A run of records:

────────────────────

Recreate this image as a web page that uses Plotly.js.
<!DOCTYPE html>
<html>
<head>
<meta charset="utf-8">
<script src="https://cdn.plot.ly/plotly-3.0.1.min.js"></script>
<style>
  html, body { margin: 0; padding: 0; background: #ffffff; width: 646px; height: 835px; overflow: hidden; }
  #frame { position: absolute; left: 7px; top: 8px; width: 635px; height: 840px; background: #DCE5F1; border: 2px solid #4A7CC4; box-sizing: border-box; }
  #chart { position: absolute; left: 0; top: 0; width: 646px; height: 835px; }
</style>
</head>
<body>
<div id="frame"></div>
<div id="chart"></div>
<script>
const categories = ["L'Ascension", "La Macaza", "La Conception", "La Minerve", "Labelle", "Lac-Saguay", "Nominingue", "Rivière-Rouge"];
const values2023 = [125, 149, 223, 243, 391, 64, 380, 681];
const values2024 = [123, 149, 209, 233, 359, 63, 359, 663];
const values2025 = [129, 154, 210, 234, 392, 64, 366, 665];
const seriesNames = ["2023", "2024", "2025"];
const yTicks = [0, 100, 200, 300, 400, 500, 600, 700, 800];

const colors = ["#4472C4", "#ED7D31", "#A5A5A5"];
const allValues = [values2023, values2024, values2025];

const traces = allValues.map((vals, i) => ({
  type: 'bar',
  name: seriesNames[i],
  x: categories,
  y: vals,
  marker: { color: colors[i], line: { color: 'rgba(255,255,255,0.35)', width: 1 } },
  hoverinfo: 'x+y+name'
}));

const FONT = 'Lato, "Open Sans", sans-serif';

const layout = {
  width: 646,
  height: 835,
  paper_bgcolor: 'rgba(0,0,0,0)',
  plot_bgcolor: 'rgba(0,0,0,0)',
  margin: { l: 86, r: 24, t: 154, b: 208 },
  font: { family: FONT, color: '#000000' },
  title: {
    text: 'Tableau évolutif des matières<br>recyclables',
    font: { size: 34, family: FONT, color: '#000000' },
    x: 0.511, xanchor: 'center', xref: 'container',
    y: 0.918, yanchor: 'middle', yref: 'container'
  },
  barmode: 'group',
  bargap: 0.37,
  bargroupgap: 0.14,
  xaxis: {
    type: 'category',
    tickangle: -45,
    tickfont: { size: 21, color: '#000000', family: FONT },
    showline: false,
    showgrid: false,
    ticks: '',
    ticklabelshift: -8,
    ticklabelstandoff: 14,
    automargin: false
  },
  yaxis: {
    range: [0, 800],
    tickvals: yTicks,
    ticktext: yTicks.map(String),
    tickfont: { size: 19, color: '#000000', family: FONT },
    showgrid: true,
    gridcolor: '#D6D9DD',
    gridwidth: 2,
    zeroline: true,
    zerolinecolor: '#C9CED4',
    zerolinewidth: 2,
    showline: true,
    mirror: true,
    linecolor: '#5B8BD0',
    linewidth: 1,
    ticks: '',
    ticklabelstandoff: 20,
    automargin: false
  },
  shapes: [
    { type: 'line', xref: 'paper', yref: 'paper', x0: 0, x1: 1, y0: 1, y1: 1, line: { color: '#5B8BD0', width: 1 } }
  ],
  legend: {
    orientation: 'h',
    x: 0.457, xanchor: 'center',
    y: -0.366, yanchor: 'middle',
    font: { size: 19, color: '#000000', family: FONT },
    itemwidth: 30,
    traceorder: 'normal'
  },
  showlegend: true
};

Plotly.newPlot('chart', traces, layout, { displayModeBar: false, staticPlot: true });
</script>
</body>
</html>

────────────────────

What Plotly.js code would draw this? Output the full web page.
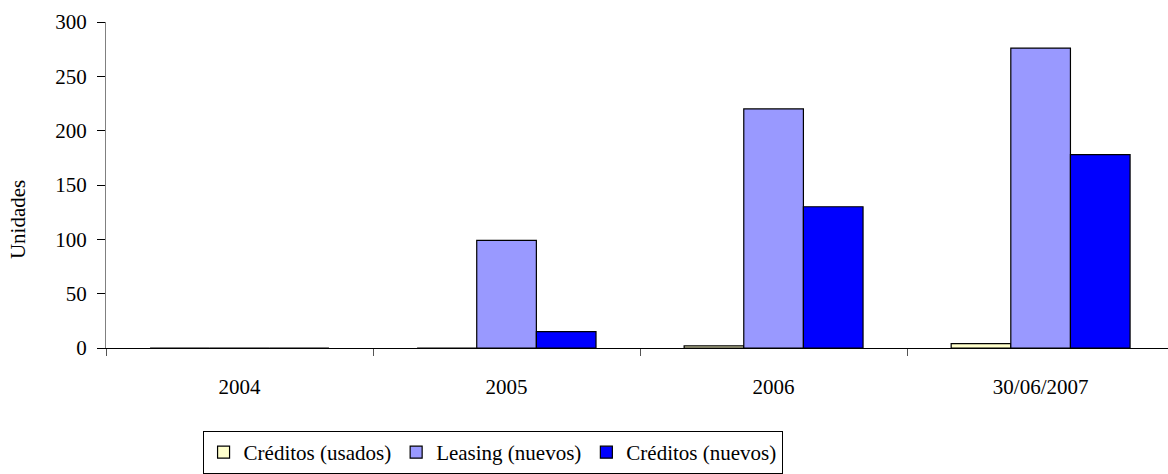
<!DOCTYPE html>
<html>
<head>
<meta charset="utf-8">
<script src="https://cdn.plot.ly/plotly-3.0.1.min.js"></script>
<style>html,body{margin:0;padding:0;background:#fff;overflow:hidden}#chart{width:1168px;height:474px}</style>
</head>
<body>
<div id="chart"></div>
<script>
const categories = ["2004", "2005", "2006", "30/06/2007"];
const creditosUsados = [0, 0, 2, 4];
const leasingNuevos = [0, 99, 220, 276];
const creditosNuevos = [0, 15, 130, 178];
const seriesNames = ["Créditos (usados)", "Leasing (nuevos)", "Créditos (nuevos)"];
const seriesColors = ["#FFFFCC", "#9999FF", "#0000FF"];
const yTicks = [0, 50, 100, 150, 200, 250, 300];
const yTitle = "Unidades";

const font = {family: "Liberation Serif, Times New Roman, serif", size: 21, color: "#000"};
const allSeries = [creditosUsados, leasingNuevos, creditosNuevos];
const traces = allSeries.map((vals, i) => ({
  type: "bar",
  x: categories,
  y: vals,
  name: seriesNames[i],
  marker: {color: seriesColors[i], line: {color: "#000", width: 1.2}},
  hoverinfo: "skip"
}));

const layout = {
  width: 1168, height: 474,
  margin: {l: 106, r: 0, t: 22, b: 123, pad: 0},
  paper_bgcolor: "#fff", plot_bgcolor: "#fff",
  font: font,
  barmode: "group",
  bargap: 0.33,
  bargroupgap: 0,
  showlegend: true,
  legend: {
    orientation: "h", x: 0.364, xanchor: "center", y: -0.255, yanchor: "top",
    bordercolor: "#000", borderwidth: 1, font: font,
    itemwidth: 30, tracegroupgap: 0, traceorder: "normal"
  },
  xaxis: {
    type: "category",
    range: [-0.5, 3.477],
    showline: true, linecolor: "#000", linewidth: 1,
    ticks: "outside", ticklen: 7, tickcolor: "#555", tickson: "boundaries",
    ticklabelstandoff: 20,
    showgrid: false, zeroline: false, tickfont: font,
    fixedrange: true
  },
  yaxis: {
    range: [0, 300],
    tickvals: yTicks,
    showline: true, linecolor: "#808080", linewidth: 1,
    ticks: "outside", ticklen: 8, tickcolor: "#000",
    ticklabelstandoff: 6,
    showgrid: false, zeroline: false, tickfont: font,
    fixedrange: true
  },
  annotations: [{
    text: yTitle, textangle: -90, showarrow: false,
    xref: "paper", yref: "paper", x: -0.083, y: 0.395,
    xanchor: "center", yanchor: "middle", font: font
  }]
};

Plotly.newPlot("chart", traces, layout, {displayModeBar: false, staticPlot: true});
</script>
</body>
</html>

────────────────────

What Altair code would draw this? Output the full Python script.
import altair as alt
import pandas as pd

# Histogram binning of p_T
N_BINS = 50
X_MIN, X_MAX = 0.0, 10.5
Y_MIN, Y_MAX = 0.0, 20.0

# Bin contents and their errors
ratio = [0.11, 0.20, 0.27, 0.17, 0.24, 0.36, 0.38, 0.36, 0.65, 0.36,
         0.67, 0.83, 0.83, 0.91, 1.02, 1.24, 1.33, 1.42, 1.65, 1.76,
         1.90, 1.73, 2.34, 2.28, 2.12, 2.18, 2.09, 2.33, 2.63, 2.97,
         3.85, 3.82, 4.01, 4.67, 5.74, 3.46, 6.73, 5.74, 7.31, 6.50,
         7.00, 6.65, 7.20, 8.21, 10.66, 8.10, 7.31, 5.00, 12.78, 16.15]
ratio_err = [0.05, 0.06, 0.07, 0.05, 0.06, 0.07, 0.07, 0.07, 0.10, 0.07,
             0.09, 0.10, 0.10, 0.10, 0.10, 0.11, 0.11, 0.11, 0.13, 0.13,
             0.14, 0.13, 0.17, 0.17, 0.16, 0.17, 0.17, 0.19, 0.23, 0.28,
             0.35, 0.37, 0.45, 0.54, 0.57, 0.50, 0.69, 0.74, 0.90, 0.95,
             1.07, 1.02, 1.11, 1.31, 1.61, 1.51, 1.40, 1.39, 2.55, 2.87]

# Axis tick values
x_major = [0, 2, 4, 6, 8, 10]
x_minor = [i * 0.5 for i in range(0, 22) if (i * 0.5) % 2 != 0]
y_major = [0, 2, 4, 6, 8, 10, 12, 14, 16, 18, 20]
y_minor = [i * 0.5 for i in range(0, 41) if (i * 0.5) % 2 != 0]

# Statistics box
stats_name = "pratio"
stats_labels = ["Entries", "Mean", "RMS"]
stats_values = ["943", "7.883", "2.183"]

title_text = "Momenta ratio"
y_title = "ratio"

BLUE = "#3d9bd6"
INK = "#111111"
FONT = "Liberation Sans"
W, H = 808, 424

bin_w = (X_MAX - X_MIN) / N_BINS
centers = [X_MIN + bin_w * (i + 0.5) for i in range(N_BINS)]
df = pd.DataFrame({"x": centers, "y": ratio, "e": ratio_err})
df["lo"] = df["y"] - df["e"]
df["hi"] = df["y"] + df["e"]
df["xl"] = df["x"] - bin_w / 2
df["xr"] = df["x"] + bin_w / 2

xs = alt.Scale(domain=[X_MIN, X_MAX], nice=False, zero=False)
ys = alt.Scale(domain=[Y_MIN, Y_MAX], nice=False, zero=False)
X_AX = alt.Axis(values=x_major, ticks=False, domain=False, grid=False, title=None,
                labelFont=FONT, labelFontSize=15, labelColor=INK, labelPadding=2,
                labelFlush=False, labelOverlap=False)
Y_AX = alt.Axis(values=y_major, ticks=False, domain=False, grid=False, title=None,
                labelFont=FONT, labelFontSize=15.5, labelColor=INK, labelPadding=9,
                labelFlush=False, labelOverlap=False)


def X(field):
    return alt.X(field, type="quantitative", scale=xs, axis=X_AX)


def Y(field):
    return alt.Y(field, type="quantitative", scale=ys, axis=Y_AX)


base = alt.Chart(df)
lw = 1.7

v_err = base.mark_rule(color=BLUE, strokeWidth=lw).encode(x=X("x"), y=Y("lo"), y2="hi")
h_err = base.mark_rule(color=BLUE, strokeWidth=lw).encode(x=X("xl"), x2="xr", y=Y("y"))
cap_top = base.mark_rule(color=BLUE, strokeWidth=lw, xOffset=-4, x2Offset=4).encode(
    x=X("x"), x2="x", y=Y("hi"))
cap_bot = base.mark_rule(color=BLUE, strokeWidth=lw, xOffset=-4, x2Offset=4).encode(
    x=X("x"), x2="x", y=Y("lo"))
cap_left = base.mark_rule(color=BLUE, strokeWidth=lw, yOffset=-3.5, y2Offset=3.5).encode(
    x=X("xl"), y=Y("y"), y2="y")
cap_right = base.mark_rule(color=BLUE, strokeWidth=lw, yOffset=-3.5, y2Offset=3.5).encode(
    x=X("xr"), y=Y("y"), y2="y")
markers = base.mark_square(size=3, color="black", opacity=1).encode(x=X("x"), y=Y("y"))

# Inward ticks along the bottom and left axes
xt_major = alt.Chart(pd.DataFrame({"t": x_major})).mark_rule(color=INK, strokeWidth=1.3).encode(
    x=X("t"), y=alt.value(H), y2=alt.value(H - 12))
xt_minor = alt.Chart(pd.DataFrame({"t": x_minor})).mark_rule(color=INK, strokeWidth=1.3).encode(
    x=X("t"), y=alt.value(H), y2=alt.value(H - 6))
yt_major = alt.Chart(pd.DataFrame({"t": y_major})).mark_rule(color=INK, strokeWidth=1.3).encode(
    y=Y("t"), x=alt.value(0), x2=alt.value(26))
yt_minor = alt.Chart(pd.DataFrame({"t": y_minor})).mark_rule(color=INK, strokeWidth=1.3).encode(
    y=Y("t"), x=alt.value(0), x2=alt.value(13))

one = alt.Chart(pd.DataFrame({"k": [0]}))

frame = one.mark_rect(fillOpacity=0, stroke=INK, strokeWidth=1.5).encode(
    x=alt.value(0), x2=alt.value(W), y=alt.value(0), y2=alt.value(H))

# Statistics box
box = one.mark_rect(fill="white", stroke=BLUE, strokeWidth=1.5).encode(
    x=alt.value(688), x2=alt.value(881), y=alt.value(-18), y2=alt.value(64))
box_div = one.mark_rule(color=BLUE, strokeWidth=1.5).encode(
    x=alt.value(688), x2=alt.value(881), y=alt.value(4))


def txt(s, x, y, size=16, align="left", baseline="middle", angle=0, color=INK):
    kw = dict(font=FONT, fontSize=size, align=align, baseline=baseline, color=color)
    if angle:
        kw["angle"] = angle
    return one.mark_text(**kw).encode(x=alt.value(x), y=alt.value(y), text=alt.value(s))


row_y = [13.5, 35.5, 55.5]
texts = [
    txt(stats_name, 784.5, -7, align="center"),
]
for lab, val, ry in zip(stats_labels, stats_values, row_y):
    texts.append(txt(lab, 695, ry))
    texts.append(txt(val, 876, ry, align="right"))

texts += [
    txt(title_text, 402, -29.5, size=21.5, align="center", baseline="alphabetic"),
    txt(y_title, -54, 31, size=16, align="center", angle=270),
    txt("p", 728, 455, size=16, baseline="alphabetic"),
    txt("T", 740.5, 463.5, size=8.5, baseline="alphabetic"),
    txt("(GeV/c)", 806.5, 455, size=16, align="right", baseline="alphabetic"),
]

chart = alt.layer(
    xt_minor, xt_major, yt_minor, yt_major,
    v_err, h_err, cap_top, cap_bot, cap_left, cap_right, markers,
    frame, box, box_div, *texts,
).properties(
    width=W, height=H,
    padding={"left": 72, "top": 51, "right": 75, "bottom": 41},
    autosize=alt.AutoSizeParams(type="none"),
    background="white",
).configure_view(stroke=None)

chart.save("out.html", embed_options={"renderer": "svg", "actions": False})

────────────────────

Give back, word for word, each line from the one containing "What Altair code" down to the one containing "1.07, 1.02, 1.11, 1.31, 1.61, 1.51, 1.40, 1.39, 2.55, 2.87]", including those two lines.

What Altair code would draw this? Output the full Python script.
import altair as alt
import pandas as pd

# Histogram binning of p_T
N_BINS = 50
X_MIN, X_MAX = 0.0, 10.5
Y_MIN, Y_MAX = 0.0, 20.0

# Bin contents and their errors
ratio = [0.11, 0.20, 0.27, 0.17, 0.24, 0.36, 0.38, 0.36, 0.65, 0.36,
         0.67, 0.83, 0.83, 0.91, 1.02, 1.24, 1.33, 1.42, 1.65, 1.76,
         1.90, 1.73, 2.34, 2.28, 2.12, 2.18, 2.09, 2.33, 2.63, 2.97,
         3.85, 3.82, 4.01, 4.67, 5.74, 3.46, 6.73, 5.74, 7.31, 6.50,
         7.00, 6.65, 7.20, 8.21, 10.66, 8.10, 7.31, 5.00, 12.78, 16.15]
ratio_err = [0.05, 0.06, 0.07, 0.05, 0.06, 0.07, 0.07, 0.07, 0.10, 0.07,
             0.09, 0.10, 0.10, 0.10, 0.10, 0.11, 0.11, 0.11, 0.13, 0.13,
             0.14, 0.13, 0.17, 0.17, 0.16, 0.17, 0.17, 0.19, 0.23, 0.28,
             0.35, 0.37, 0.45, 0.54, 0.57, 0.50, 0.69, 0.74, 0.90, 0.95,
             1.07, 1.02, 1.11, 1.31, 1.61, 1.51, 1.40, 1.39, 2.55, 2.87]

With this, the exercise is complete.